What the exercise asks: What is to be transcribed is the run of lines opening with the one that has "Give me the matplotlib source for this chart." and closing with the one that has "from matplotlib.patches import Rectangle", and only that run, exactly.

— BEGIN Information supplied —

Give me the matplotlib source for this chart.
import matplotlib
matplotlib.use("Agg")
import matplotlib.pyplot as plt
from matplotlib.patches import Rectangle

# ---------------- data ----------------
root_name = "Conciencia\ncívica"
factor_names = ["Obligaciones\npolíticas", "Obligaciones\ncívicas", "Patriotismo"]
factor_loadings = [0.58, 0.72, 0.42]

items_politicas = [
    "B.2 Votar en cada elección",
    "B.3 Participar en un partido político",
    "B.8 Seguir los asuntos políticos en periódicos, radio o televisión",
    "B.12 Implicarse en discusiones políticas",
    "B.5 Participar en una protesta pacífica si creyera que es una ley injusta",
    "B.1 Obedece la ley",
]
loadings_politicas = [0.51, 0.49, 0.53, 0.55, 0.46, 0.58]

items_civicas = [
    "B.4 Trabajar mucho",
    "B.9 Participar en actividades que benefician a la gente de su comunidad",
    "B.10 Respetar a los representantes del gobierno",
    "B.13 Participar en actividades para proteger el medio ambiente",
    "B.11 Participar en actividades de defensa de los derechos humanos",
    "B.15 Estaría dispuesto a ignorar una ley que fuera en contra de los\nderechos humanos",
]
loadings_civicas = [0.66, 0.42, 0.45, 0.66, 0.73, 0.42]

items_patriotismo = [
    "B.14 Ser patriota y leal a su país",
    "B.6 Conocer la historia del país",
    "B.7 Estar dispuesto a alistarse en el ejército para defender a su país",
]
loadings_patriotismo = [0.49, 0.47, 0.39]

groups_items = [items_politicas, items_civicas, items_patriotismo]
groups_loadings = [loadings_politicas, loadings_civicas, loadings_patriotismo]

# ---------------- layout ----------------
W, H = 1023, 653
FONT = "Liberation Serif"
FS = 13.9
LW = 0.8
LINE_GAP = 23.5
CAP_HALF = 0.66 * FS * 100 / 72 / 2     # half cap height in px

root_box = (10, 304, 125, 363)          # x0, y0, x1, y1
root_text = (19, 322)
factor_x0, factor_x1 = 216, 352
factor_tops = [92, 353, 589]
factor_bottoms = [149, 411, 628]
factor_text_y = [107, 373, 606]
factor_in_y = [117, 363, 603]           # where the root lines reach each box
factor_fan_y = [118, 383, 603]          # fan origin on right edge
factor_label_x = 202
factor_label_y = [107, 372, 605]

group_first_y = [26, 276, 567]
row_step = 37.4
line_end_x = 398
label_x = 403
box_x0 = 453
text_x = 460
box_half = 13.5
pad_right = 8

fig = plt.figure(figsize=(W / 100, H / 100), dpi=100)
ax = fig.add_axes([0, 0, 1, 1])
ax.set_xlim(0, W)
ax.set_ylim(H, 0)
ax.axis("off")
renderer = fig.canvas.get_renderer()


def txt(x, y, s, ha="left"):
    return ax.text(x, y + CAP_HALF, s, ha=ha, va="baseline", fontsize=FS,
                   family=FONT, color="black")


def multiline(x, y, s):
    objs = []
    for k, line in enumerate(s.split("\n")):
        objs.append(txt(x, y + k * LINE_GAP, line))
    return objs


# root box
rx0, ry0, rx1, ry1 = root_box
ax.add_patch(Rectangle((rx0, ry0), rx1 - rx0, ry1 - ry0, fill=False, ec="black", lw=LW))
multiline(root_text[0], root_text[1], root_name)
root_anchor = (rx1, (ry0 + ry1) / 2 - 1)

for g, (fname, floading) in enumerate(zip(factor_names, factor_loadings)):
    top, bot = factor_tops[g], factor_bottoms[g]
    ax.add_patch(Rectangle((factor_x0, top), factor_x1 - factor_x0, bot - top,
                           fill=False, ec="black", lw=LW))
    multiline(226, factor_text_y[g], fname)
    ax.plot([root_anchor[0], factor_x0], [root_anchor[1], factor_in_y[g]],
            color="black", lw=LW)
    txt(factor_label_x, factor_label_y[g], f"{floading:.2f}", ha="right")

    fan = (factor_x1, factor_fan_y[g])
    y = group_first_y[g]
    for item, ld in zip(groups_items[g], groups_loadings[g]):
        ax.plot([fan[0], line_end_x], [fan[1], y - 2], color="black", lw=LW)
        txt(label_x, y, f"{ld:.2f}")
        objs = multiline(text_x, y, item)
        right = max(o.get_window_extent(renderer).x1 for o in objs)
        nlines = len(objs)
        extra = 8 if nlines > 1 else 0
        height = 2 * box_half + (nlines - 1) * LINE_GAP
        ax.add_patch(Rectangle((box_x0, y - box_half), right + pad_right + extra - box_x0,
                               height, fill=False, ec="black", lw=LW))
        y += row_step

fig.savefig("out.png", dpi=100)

— END Information supplied —
— BEGIN Information supplied —

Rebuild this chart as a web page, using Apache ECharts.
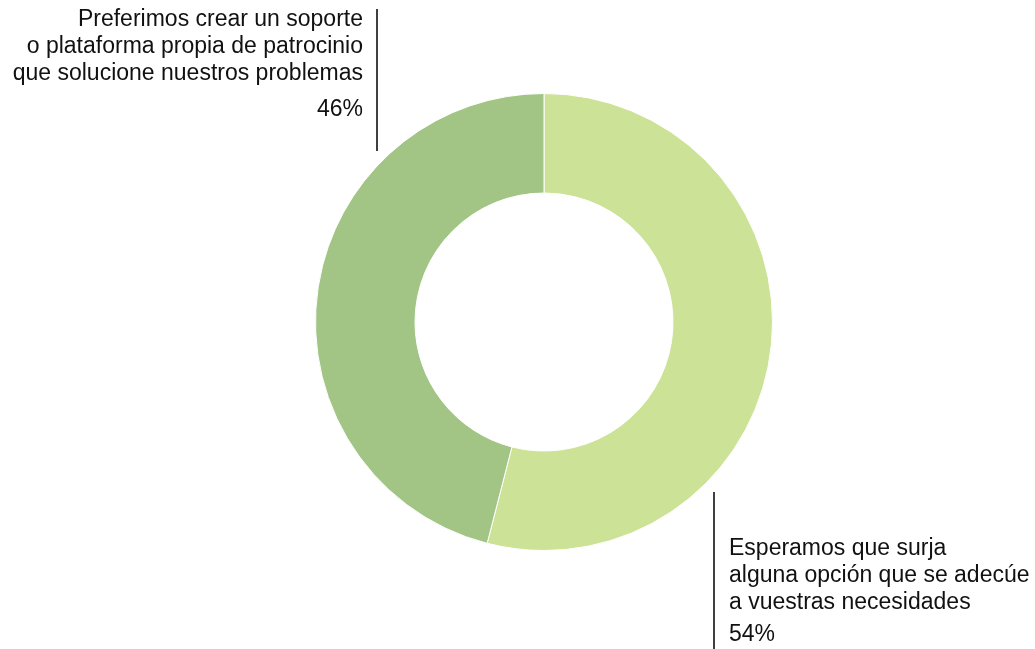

— END Information supplied —

Reply:
Give me the matplotlib source for this chart.
import matplotlib
matplotlib.use("Agg")
import matplotlib.pyplot as plt
from matplotlib.patches import Rectangle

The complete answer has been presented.